Трудный XX век Россия прошла под знаком «советского человека». Советские школы, армия, культура помогли этому культурноисторическому типу приобрести ряд исключительных качеств. В критических для страны ситуациях именно эти качества позволили СССР компенсировать экономическое и технологическое отставание от Запада. В то же время в каждой стране всегда существовали нормы и положения, которые объясняли явления и процессы в экономической деятельности. Например, один из известных философов отмечал роль кальвинизма в экономической жизни человека: «Это учение в своей патетической бесчеловечности должно было иметь для поколений, покорившихся его грандиозной последовательности, прежде всего один результат: ощущение неслыханного дотоле внутреннего одиночества отдельного индивида. В решающей для человека эпохи Реформации жизненной проблеме — вечном блаженстве — он был обречен одиноко брести своим путем навстречу от века предначертанной ему судьбе».
В то же время в томе «Россия» фундаментальной энциклопедии «Всемирная история» написано: «В идеологии Восточной церкви община верующих сыграла гораздо большую роль, чем роль индивидуума, ответственного только перед Богом, и с этой традицией связаны не только славянофилы XIX века, но также, косвенно, русские социалисты и марксисты, заявившие о важности коллективизма».
В этой связи есть необходимость подчеркнуть, что в основе нашей экономической жизни заложены принципы, далекие от стяжательства во всех его формах.
До недавнего времени огромную роль в этом играла церковь. Например, хотя православие избегало явного изложения социальных доктрин, в духовно-религиозном плане частная собственность всегда трактовалась как не богоугодное устроение. Красноречивый пример — перевод архиепископом Василием (Кривошеиным) поучений преподобного Симеона Нового Богослова (949-1022). Вот что говорит пр. Симеон в девятом «Огласительном слове»:
«Существующие в мире деньги и имения являются общими для всех, как свет и этот воздух, которым мы дышим, как пастбища неразумных животных на полях, на горах и по всей земле. Таким же образом все является общим для всех и предназначено только для пользования его плодами, но по господству никому не принадлежит.

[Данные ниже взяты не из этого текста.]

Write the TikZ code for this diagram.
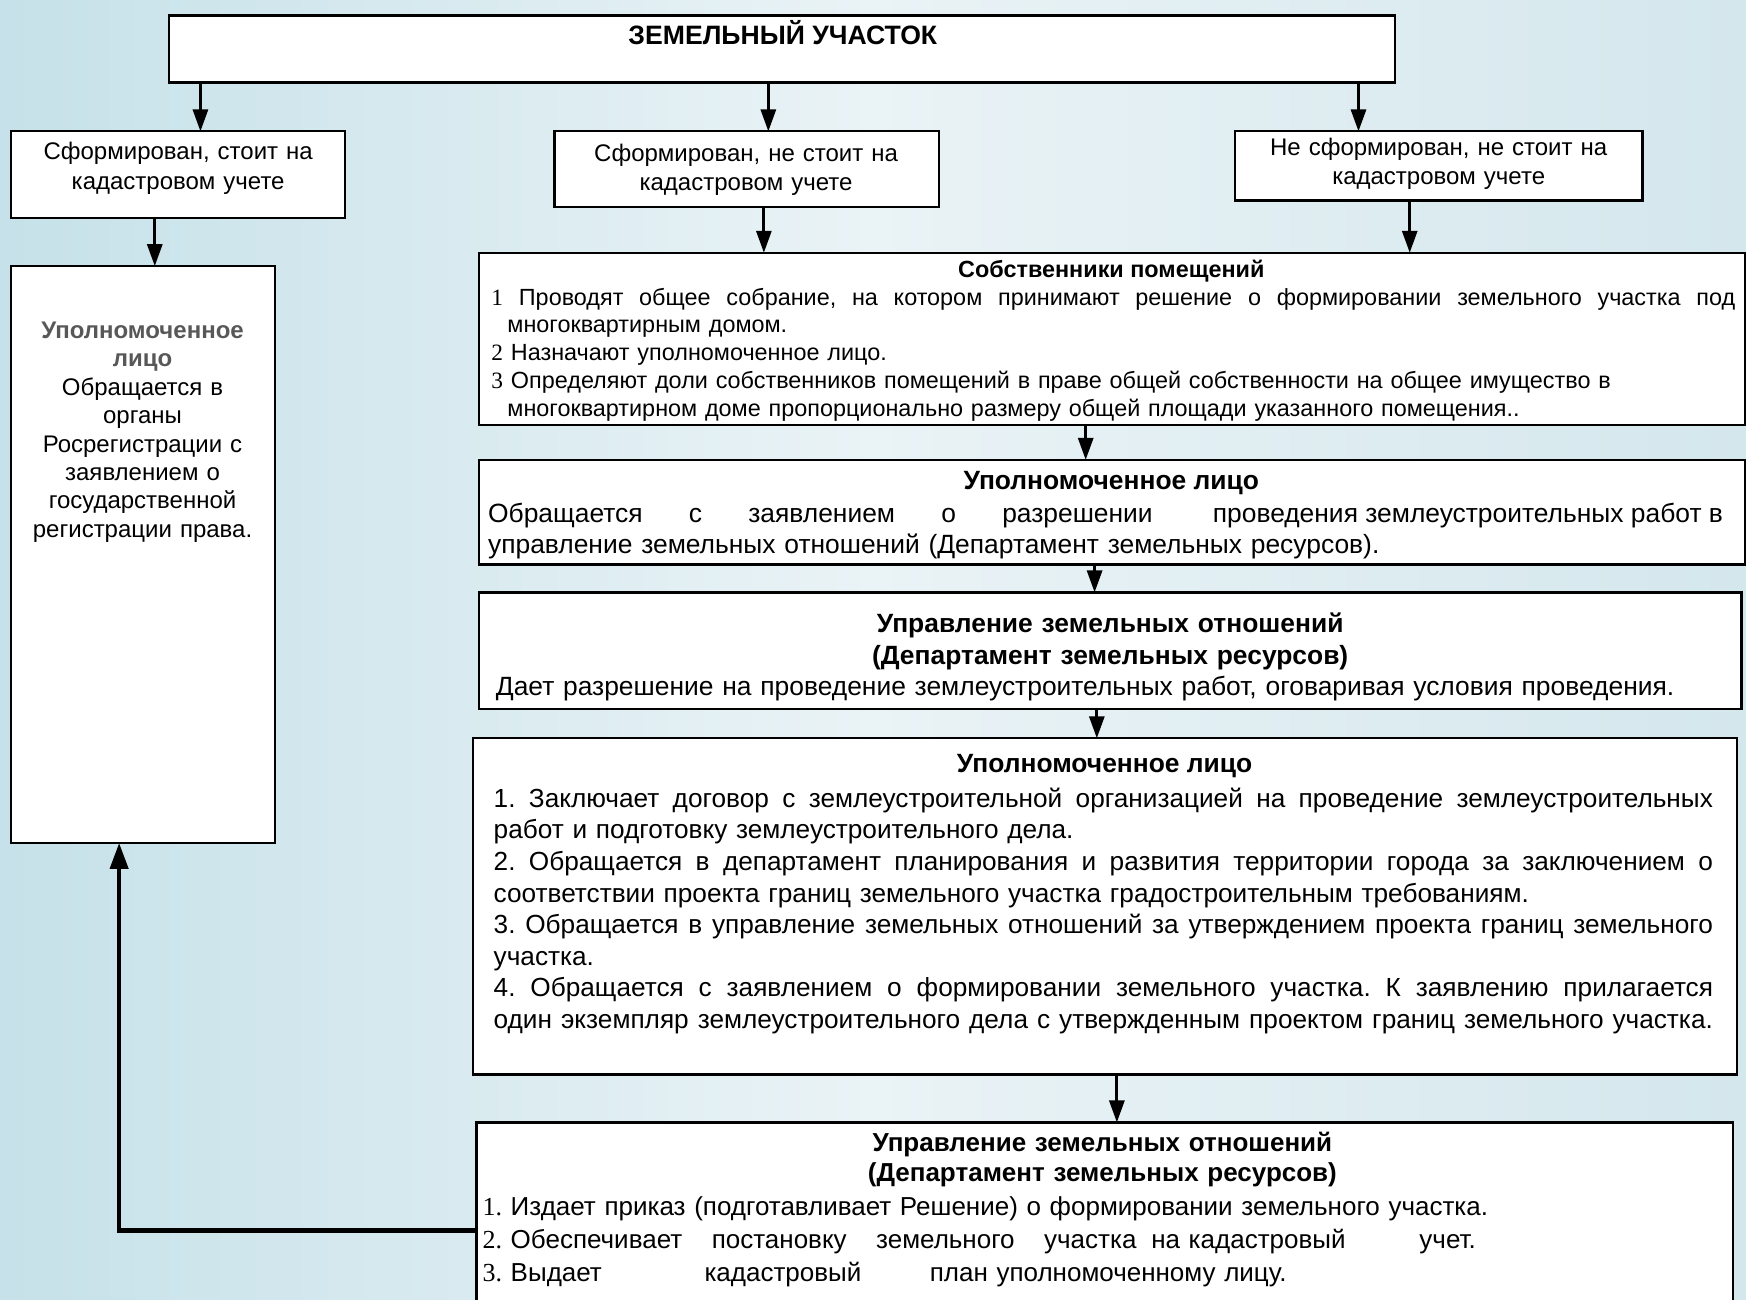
\documentclass[tikz,border=0pt]{standalone}
\usepackage{fontspec}
\setmainfont{Liberation Sans}
\newfontfamily\dg{Liberation Serif}
\usetikzlibrary{arrows.meta}
\definecolor{bgl}{RGB}{198,225,233}
\definecolor{bgm}{RGB}{234,243,246}
\definecolor{bgr}{RGB}{212,231,237}
\definecolor{ttlgray}{RGB}{88,88,88}
\newcommand\JLine[1]{{\spaceskip=0pt\xspaceskip=0pt\makebox[\linewidth][s]{#1}}}
\newcommand\LLine[1]{\makebox[\linewidth][l]{#1}}
\newcommand\mkbox[5]{\node[box,minimum width={(#4-#2)*0.5568pt},minimum height={(#5-#3)*0.5568pt}] (#1) at (#2,#3) {};}
\frenchspacing
\begin{document}
\begin{tikzpicture}[x=0.5568pt,y=-0.5568pt,
  box/.style={draw=black,line width=1.1pt,fill=white,anchor=north west,inner sep=0pt,outer sep=0pt},
  arr/.style={line width=1.5pt,-{Triangle[length=11pt,width=7.5pt]}},
  arrup/.style={line width=2.1pt,-{Triangle[length=13pt,width=9pt]}},
  ctext/.style={inner sep=0pt,anchor=base,align=center},
  ltext/.style={inner sep=0pt,anchor=base west,align=left}
]
\useasboundingbox (0,0) rectangle (1568,1167);
\clip (0,0) rectangle (1568,1167);
\shade[left color=bgl,right color=bgr,middle color=bgm] (0,0) rectangle (1568,1167);

% boxes
\mkbox{T}{152}{14}{1253}{74}
\mkbox{A}{10}{118}{310}{196}
\mkbox{B}{498}{118}{843}{186}
\mkbox{C}{1109}{118}{1475}{180}
\mkbox{L}{10}{239}{247}{757}
\mkbox{S}{430}{227}{1567}{382}
\mkbox{U1}{430}{413}{1567}{507}
\mkbox{D1}{430}{532}{1564}{637}
\mkbox{U2}{425}{663}{1560}{965}
\mkbox{D2}{428}{1008}{1556}{1180}

% texts
\node[ctext,font=\bfseries\fontsize{13.3}{16}\selectfont] (Tt) at (703,40) {ЗЕМЕЛЬНЫЙ УЧАСТОК};
\node[ctext,text width={300*0.5568pt},font=\fontsize{12}{15}\selectfont] (At) at (160,143) {Сформирован, стоит на\\кадастровом учете};
\node[ctext,text width={345*0.5568pt},font=\fontsize{12}{14.5}\selectfont] (Bt) at (670,145) {Сформирован, не стоит на\\кадастровом учете};
\node[ctext,text width={366*0.5568pt},font=\fontsize{12}{14.5}\selectfont] (Ct) at (1292,140) {Не сформирован, не стоит на\\кадастровом учете};

\node[ctext,text width={237*0.5568pt},font=\fontsize{12}{14.2}\selectfont] (Lt) at (128,304)
 {{\bfseries\color{ttlgray}Уполномоченное}\\{\bfseries\color{ttlgray}лицо}\\Обращается в\\органы\\Росрегистрации с\\заявлением о\\государственной\\регистрации права.};

\node[ctext,font=\bfseries\fontsize{11.7}{14}\selectfont] (St) at (998,249) {Собственники помещений};
\node[ltext,text width={1117*0.5568pt},font=\fontsize{11.7}{13.9}\selectfont] (Sb) at (441,274) {%
\JLine{{\dg 1} Проводят общее собрание, на котором принимают решение о формировании земельного участка под}\\
\LLine{\hspace*{8pt}многоквартирным домом.}\\
\LLine{{\dg 2} Назначают уполномоченное лицо.}\\
\LLine{{\dg 3} Определяют доли собственников помещений в праве общей собственности на общее имущество в}\\
\LLine{\hspace*{8pt}многоквартирном доме пропорционально размеру общей площади указанного помещения..}};

\node[ctext,font=\bfseries\fontsize{13.2}{16}\selectfont] (U1t) at (998,440) {Уполномоченное лицо};
\node[ltext,text width={1109*0.5568pt},font=\fontsize{13.2}{15.6}\selectfont] (U1b) at (438,469) {%
\JLine{Обращается\hspace{\stretch{1}}с\hspace{\stretch{1}}заявлением\hspace{\stretch{1}}о\hspace{\stretch{1}}разрешении\hspace{\stretch{1.3}}проведения землеустроительных работ в}\\
\LLine{управление земельных отношений (Департамент земельных ресурсов).}};

\node[ctext,text width={700*0.5568pt},font=\bfseries\fontsize{13.2}{16.1}\selectfont] (D1t) at (997,568) {Управление земельных отношений\\(Департамент земельных ресурсов)};
\node[ltext,text width={1110*0.5568pt},font=\fontsize{13.2}{15}\selectfont] (D1b) at (445,625) {%
\LLine{Дает разрешение на проведение землеустроительных работ, оговаривая условия проведения.}};

\node[ctext,font=\bfseries\fontsize{13.2}{16}\selectfont] (U2t) at (992,694) {Уполномоченное лицо};
\node[ltext,text width={1095*0.5568pt},font=\fontsize{13.1}{15.8}\selectfont] (U2b) at (443,725) {%
\JLine{1. Заключает договор с землеустроительной организацией на проведение землеустроительных}\\
\LLine{работ и подготовку землеустроительного дела.}\\
\JLine{2. Обращается в департамент планирования и развития территории города за заключением о}\\
\LLine{соответствии проекта границ земельного участка градостроительным требованиям.}\\
\JLine{3. Обращается в управление земельных отношений за утверждением проекта границ земельного}\\
\LLine{участка.}\\
\JLine{4. Обращается с заявлением о формировании земельного участка. К заявлению прилагается}\\
\JLine{один экземпляр землеустроительного дела с утвержденным проектом границ земельного участка.}};

\node[ctext,text width={700*0.5568pt},font=\bfseries\fontsize{13}{15}\selectfont] (D2t) at (990,1034) {Управление земельных отношений\\(Департамент земельных ресурсов)};
\node[ltext,text width={1100*0.5568pt},font=\fontsize{13}{16.4}\selectfont] (D2b) at (433,1092) {%
\LLine{{\dg 1.} Издает приказ (подготавливает Решение) о формировании земельного участка.}\\
\LLine{\makebox[496.7pt][s]{{\dg 2.} Обеспечивает\hspace{\stretch{1}}постановку\hspace{\stretch{1}}земельного\hspace{\stretch{1}}участка\hspace{\stretch{0.5}}на кадастровый\hspace{\stretch{2.5}}учет.}}\\
\LLine{\makebox[402pt][s]{{\dg 3.} Выдает\hspace{\stretch{1.5}}кадастровый\hspace{\stretch{1}}план уполномоченному лицу.}}};

% connector x positions
\coordinate (xa) at (180,0);
\coordinate (xb) at (690,0);
\coordinate (xc) at (1220,0);
\coordinate (xal) at (139,0);
\coordinate (xbs) at (686,0);
\coordinate (xcs) at (1266,0);
\coordinate (xsu) at (975,0);
\coordinate (xud) at (983,0);
\coordinate (xdu) at (985,0);
\coordinate (xud2) at (1003,0);
\coordinate (ret) at (107,1105);

\draw[arr] (T.south -| xa) -- (A.north -| xa);
\draw[arr] (T.south -| xb) -- (B.north -| xb);
\draw[arr] (T.south -| xc) -- (C.north -| xc);
\draw[arr] (A.south -| xal) -- (L.north -| xal);
\draw[arr] (B.south -| xbs) -- (S.north -| xbs);
\draw[arr] (C.south -| xcs) -- (S.north -| xcs);
\draw[arr] (S.south -| xsu) -- (U1.north -| xsu);
\draw[arr] (U1.south -| xud) -- (D1.north -| xud);
\draw[arr] (D1.south -| xdu) -- (U2.north -| xdu);
\draw[arr] (U2.south -| xud2) -- (D2.north -| xud2);
\draw[arrup] (D2.west |- ret) -| (L.south -| ret);
\end{tikzpicture}
\end{document}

Однако страсть к стяжанию, проникшая в жизнь, как некий узурпатор, разделила различным образом между своими рабами и слугами то, что было дано Владыкою всем в общее пользование. Она окружила все оградами и закрепила башнями, засовами и воротами, тем самым лишив всех остальных людей пользования благами Владыки. При этом эта бесстыдница утверждает, что она является владетельницей всего этого, и спорит, что она не совершила несправедливости по отношению к кому бы то ни было».
В другом месте девятого «Слова» осуждение частной собственности носит еще более резкий характер: «Дьявол внушает нам сделать частной собственностью и превратить в наше сбережение то, что было предназначено для общего пользования, чтобы посредством этой страсти к стяжанию навязать нам два преступления и сделать виновными вечного наказания и осуждения. Одно из этих преступлений — немилосердне, другое — надежда на отложенные деньги, а не на Бога. Ибо имеющий отложенные деньги… виновен в потере жизни тех, кто умирал за это время от голода и жажды. Ибо он был в состоянии их напитать, но не напитал, а зарыл в землю то, что принадлежит бедным, оставив их умирать от голода и холода. На самом деле он убийца всех тех, кого он мог напитать».
И снова вернемся к «советскому человеку». Его конкуренты и антагонисты были после Гражданской войны «нейтрализованы», подавлены или оттеснены в тень. Однако они пережили эти трудные времена и вышли на арену, когда советский тип стал сникать и переживать кризис в ходе послевоенной модернизации и урбанизации. Вперед вырвался культурно-исторический тип, проявивший наибольшую способность к адаптации. Его можно назвать «мещанством».
К 1970-м годам мещанство сумело добиться культурной гегемонии над большей частью городского населения и эффективно использовало навязанные массовой культуре формы для внедрения своей идеологии. Советский тип вдруг столкнулся со сплоченным и влиятельным «малым» народом, который ненавидел все советское жизнеустройство и особенно тех, кто его строил, тянул лямку. Никакой духовной обороны против них государство уже и не пыталось выстроить. Наоборот! Видные западные советологи уже в 1950-е годы разглядели в мировоззрении мещанства свой главный плацдарм в «холодной войне». Они считали, что рост мещанства станет механизмом перерождения советского человека в обывателя, поглощенного стяжательством.
Суть философии мещанства — «самодержавие собственности». Но этот идеал собственности, в отличие от Запада, не стал буржуазным и не был одухотворен протестантской этикой. Буржуа был своего рода творческим и революционным культурно-историческим типом. Мещанин же — это антипод творчества, прогресса и высокой культуры. Ему противно любое активное действие, движимое идеалами.